■ GIVEN TASK: Scan the lines below for the string "script" and copy every one that has it.

■ MATERIAL FOR THIS EXERCISE:
┌──
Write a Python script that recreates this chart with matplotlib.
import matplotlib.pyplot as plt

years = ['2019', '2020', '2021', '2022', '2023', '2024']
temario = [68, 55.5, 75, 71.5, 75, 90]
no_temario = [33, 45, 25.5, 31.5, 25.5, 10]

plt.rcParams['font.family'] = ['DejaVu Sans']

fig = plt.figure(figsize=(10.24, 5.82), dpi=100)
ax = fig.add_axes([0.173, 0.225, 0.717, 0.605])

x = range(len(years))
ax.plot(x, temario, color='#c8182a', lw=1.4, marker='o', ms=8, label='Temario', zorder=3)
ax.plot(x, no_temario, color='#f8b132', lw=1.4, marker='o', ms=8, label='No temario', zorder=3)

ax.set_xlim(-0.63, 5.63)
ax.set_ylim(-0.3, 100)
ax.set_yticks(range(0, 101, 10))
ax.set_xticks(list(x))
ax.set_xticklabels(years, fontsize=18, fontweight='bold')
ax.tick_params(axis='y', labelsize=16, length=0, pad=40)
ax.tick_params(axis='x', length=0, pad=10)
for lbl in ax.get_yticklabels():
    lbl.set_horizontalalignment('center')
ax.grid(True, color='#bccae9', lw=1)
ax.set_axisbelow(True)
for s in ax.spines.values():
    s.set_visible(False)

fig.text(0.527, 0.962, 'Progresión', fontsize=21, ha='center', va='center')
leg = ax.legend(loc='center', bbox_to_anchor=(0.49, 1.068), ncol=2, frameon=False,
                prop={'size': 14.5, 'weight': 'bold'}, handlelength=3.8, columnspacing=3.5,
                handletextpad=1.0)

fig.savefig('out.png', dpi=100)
└──
┌──
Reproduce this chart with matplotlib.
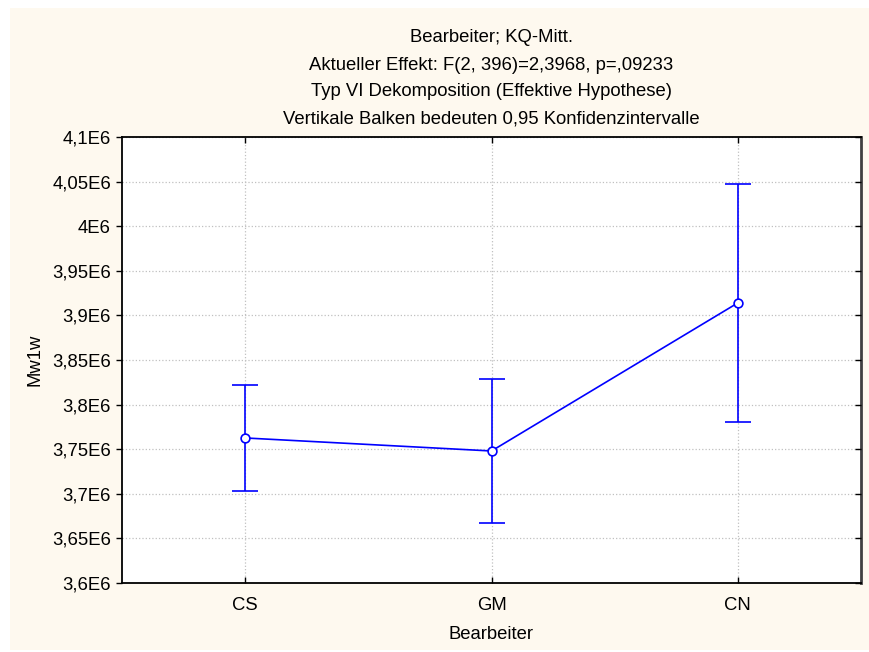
└──
┌──
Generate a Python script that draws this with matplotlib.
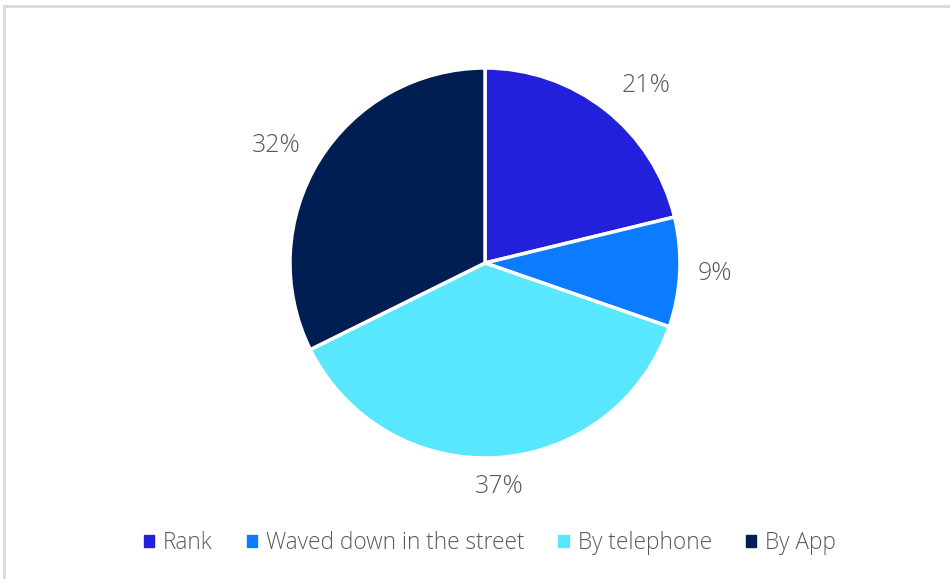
└──
■ EXERCISE RESPONSE:
Write a Python script that recreates this chart with matplotlib.
Generate a Python script that draws this with matplotlib.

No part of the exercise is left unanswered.